Sooo, the guy called his girlfriend using a voice scrambler, and apparently they make arrangements for him to pick her up to help hide a body. Wonderful.

Now the female is thinking to herself about how her guy is kind of an enigma. She has also heard about whatever her boyfriend got involved in from the media uproar, and she is trying to reconcile the description of the death, the unknown suspect the police are seeking, WITH the man she thinks she knows.

This is an actual psychological phenomena I’ve heard about before, and it happens to people adjusting to the facts that a person they thought they knew well were actually involved in deeds and crimes they never suspected. Often this is expressed by friends and family of a criminal that these people they thought they knew led a ‘double-life’, or that they had a ‘secret side’.

Whether these explanations are actually true, I don’t know, but I think that when you are around people that ordinarily treat you amicably enough because you don’t know what crimes they’re involved in, then if you DO find out later, you have to try to process the fact that you were purposefully kept out and unaware of all sorts of things they were doing, and all you saw was them cleaning their house or going out to buy groceries.

For the female lyricist, she is hearing about whatever happened on TV and radio, and makes the really bad choice to decide that because of the way the details of whatever happened are being presented to the public, she thinks she actually knows her boyfriend, and since the way they are describing him without knowing even who he clashes with her impression of him, it means they are wrong.

And so she gets in a car with her boyfriend and they drive off to the middle of nowhere.

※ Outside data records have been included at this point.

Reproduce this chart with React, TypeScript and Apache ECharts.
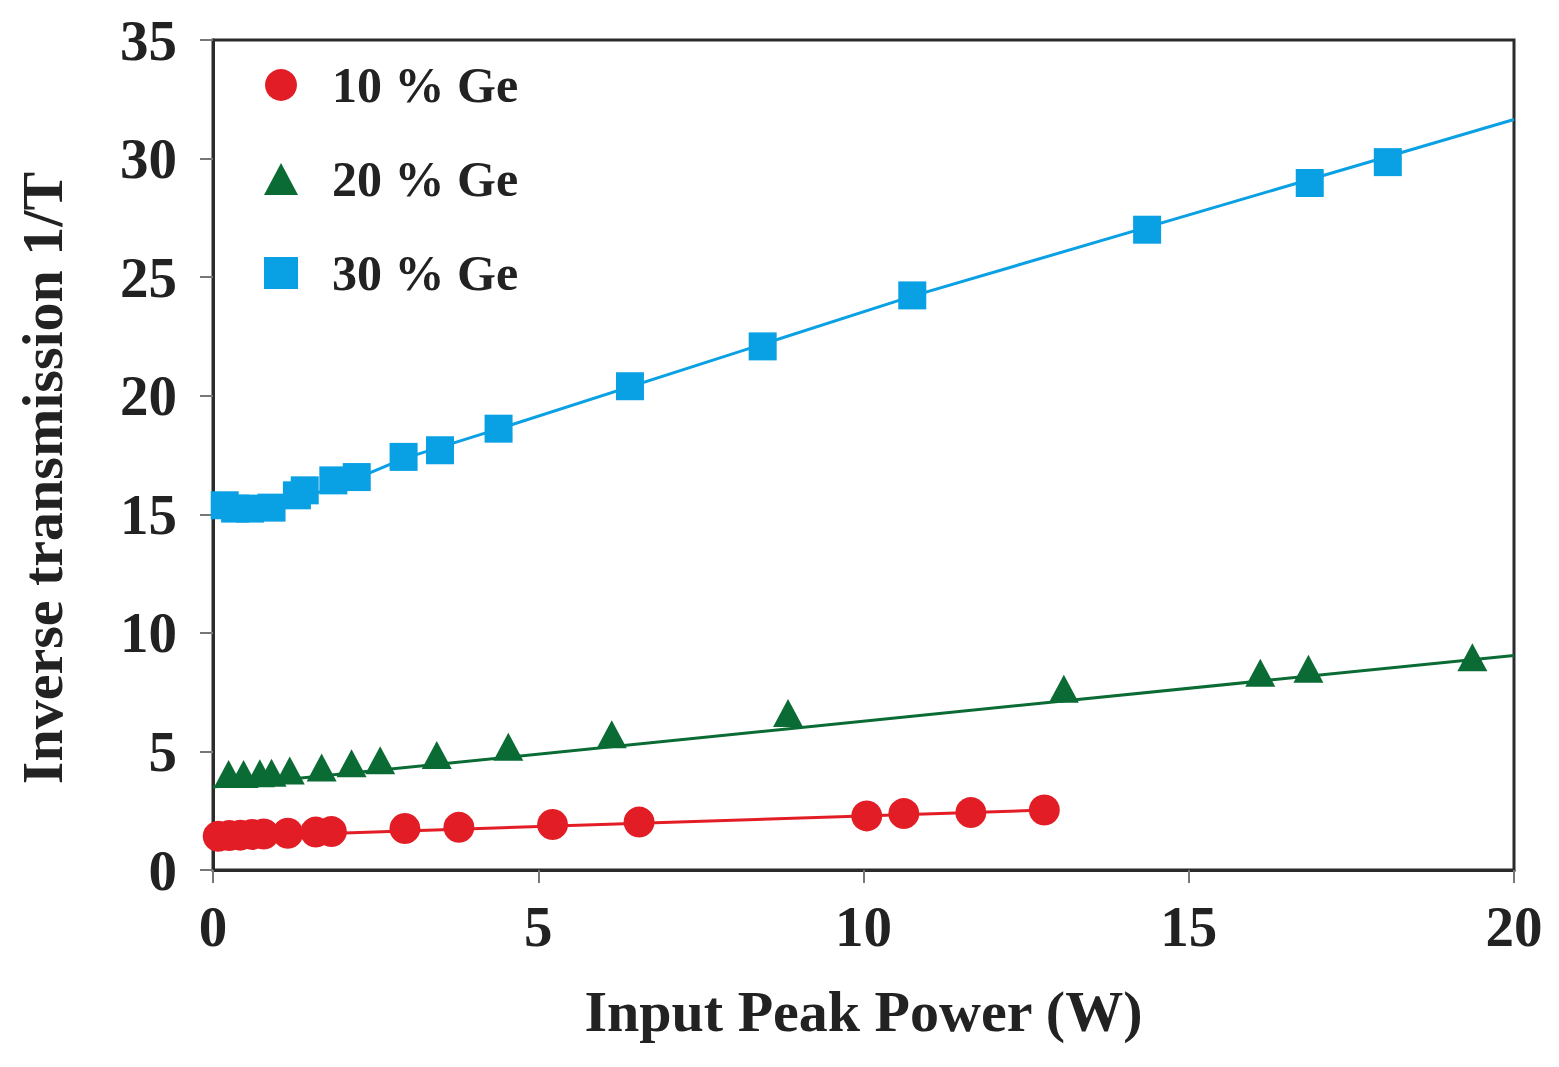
import React, { useEffect, useRef } from 'react';
import * as echarts from 'echarts';

// Input peak power (W), inverse transmission 1/T
const ge10Points: [number, number][] = [
  [0.08, 1.42], [0.25, 1.45], [0.42, 1.47], [0.6, 1.5], [0.78, 1.52],
  [1.15, 1.55], [1.58, 1.6], [1.82, 1.62], [2.95, 1.75], [3.78, 1.8],
  [5.22, 1.92], [6.55, 2.02], [10.05, 2.28], [10.62, 2.38], [11.65, 2.42], [12.78, 2.53]
];
const ge20Points: [number, number][] = [
  [0.24, 4.05], [0.47, 4.05], [0.72, 4.08], [0.9, 4.1], [1.18, 4.2],
  [1.67, 4.32], [2.13, 4.5], [2.57, 4.63], [3.44, 4.85], [4.54, 5.2],
  [6.13, 5.72], [8.84, 6.62], [13.08, 7.64], [16.1, 8.32], [16.84, 8.49], [19.36, 8.97]
];
const ge30Points: [number, number][] = [
  [0.18, 15.38], [0.34, 15.24], [0.57, 15.24], [0.9, 15.28], [1.29, 15.8],
  [1.41, 16.01], [1.85, 16.43], [2.21, 16.57], [2.93, 17.42], [3.49, 17.7],
  [4.39, 18.61], [6.41, 20.4], [8.45, 22.08], [10.75, 24.23], [14.36, 27.0],
  [16.86, 28.97], [18.06, 29.85]
];

// trend lines
const ge10Fit: [number, number][] = [[0, 1.38], [12.8, 2.53]];
const ge20Fit: [number, number][] = [[0, 3.5], [20, 9.05]];
const ge30Fit: [number, number][] = [
  [0.1, 15.2], [1.0, 15.3], [2.2, 16.5], [2.93, 17.35], [4.39, 18.6], [10.75, 24.2], [20, 31.65]
];

const seriesNames = ['10 % Ge', '20 % Ge', '30 % Ge'];
const seriesColors = ['#e31d25', '#0a6b34', '#0aa0e4'];
const xTicks = [0, 5, 10, 15, 20];
const yTicks = [0, 5, 10, 15, 20, 25, 30, 35];

const FONT = '"Liberation Serif", "Times New Roman", serif';
const AXIS_COLOR = '#2b2b2b';

const App: React.FC = () => {
  const chartRef = useRef<HTMLDivElement>(null);

  useEffect(() => {
    if (!chartRef.current) return;
    const chart = echarts.init(chartRef.current, undefined, { renderer: 'svg' });

    const axisCommon = {
      type: 'value' as const,
      axisLine: { show: true, lineStyle: { color: AXIS_COLOR, width: 3 } },
      axisTick: { show: true, inside: false, length: 13, lineStyle: { color: '#777', width: 2 } },
      splitLine: { show: false },
      nameLocation: 'middle' as const
    };
    const nameStyle = { fontFamily: FONT, fontWeight: 'bold' as const, fontSize: 58, color: '#222' };

    chart.setOption({
      animation: false,
      backgroundColor: '#ffffff',
      grid: {
        left: 213,
        right: 45,
        top: 40,
        bottom: 197,
        show: true,
        borderColor: AXIS_COLOR,
        borderWidth: 3,
        backgroundColor: 'transparent'
      },
      legend: {
        orient: 'vertical',
        left: 264,
        top: 60,
        padding: 0,
        itemWidth: 34,
        itemHeight: 32,
        itemGap: 44,
        data: [
          { name: seriesNames[0], icon: 'circle' },
          { name: seriesNames[1], icon: 'triangle' },
          { name: seriesNames[2], icon: 'rect' }
        ],
        textStyle: {
          fontFamily: FONT,
          fontWeight: 'bold',
          fontSize: 50,
          lineHeight: 50,
          color: '#222',
          padding: [0, 0, 0, 29]
        }
      },
      xAxis: {
        ...axisCommon,
        min: xTicks[0],
        max: xTicks[xTicks.length - 1],
        interval: 5,
        name: 'Input Peak Power (W)',
        nameGap: 112,
        nameTextStyle: nameStyle,
        axisLabel: {
          margin: 28,
          fontFamily: FONT,
          fontWeight: 'bold',
          fontSize: 57,
          color: '#222'
        }
      },
      yAxis: {
        ...axisCommon,
        min: yTicks[0],
        max: yTicks[yTicks.length - 1],
        interval: 5,
        name: 'Inverse transmission 1/T',
        nameGap: 142,
        nameTextStyle: { ...nameStyle, padding: [0, 46, 0, 0] },
        axisLabel: {
          margin: 36,
          fontFamily: FONT,
          fontWeight: 'bold',
          fontSize: 57,
          color: '#222'
        }
      },
      series: [
        {
          name: 'fit10',
          type: 'line',
          data: ge10Fit,
          showSymbol: false,
          lineStyle: { color: seriesColors[0], width: 3 },
          silent: true
        },
        {
          name: 'fit20',
          type: 'line',
          data: ge20Fit,
          showSymbol: false,
          lineStyle: { color: seriesColors[1], width: 3 },
          silent: true
        },
        {
          name: 'fit30',
          type: 'line',
          data: ge30Fit,
          showSymbol: false,
          lineStyle: { color: seriesColors[2], width: 3 },
          silent: true
        },
        {
          name: seriesNames[0],
          type: 'scatter',
          data: ge10Points,
          symbol: 'circle',
          symbolSize: 31,
          itemStyle: { color: seriesColors[0], opacity: 1 }
        },
        {
          name: seriesNames[1],
          type: 'scatter',
          data: ge20Points,
          symbol: 'triangle',
          symbolSize: [30, 28],
          itemStyle: { color: seriesColors[1], opacity: 1 }
        },
        {
          name: seriesNames[2],
          type: 'scatter',
          data: ge30Points,
          symbol: 'rect',
          symbolSize: 28,
          itemStyle: { color: seriesColors[2], opacity: 1 }
        }
      ]
    });

    return () => {
      chart.dispose();
    };
  }, []);

  return (
    <div
      ref={chartRef}
      style={{ position: 'fixed', left: 0, top: 0, width: '1559px', height: '1067px', background: '#fff' }}
    />
  );
};

export default App;
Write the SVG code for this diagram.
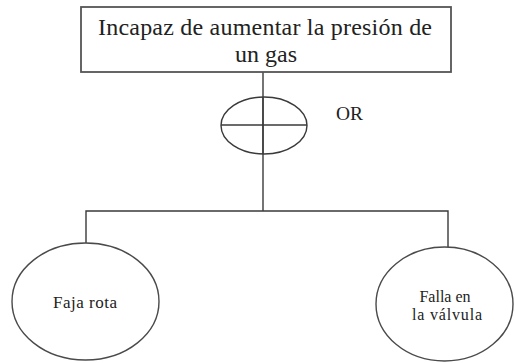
<svg xmlns="http://www.w3.org/2000/svg" width="515" height="363" viewBox="0 0 515 363">
<style>
.ln{stroke:#3a3a3a;stroke-width:1.4;fill:none}
.nd{stroke:#4a4a4a;stroke-width:1.4;fill:#fff}
.t{font-family:"Liberation Serif","DejaVu Serif",serif;fill:#222}
</style>
<rect width="515" height="363" fill="#fff"/>
<g id="connectors">
<line class="ln" x1="263" y1="72" x2="263" y2="211"/>
<polyline class="ln" points="86,243 86,211 448,211 448,247"/>
</g>
<g id="top-event">
<rect class="nd" x="81" y="7" width="370" height="65" style="stroke:#555;stroke-width:1.8"/>
<text class="t" x="98" y="35" font-size="24" textLength="334" lengthAdjust="spacing">Incapaz de aumentar la presión de</text>
<text class="t" x="266" y="62" font-size="24" text-anchor="middle">un gas</text>
</g>
<g id="or-gate">
<ellipse class="ln" cx="264" cy="125.5" rx="43" ry="28.5"/>
<line class="ln" x1="221" y1="125" x2="307" y2="125"/>
<line class="ln" x1="263" y1="97" x2="263" y2="154"/>
<text class="t" x="336" y="120" font-size="18" textLength="27" lengthAdjust="spacingAndGlyphs">OR</text>
</g>
<g id="faja-rota">
<ellipse class="nd" cx="85.5" cy="301.5" rx="73.5" ry="58.5"/>
<text class="t" x="53" y="308" font-size="17" textLength="64" lengthAdjust="spacing">Faja rota</text>
</g>
<g id="falla-valvula">
<ellipse class="nd" cx="444.5" cy="304" rx="68.5" ry="57"/>
<text class="t" x="445" y="302" font-size="16" text-anchor="middle">Falla en</text>
<text class="t" x="412" y="320" font-size="16" textLength="70" lengthAdjust="spacing">la válvula</text>
</g>
</svg>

The male and female lyrics repeat, and then another effects filter occurs, and this time the female lyrics are muted and ‘wavy’. Then, at the end of that segment, there is a period of sudden silence that occurs after a single loud snare. After that, the music continues but without music, but the music remains up a few octaves, because this is how the music changes whenever the female sings.

What does this all mean? To put it directly, the boyfriend killed her because she was the last loose end in order to cover up his connection to the first death. The muted and wavy filter over the female’s last lyrics is her losing consciousness. Then the sudden space of silence is when she dies. At the end, the music continues playing without lyrics but still several octaves higher, and this is symbolic of the memory of the female who became the last victim of this man, and this completes the tragedy.

This all means that ‘Nightcall’ is a different twist on what was a popular culture phenomenon back in that time period, which was this theme that was visited again and again about getting accused of murder if you attempt to cover up an accident. But, in Kavinsky’s varient, it is about getting killed yourself for helping someone you know and trust cover up a death.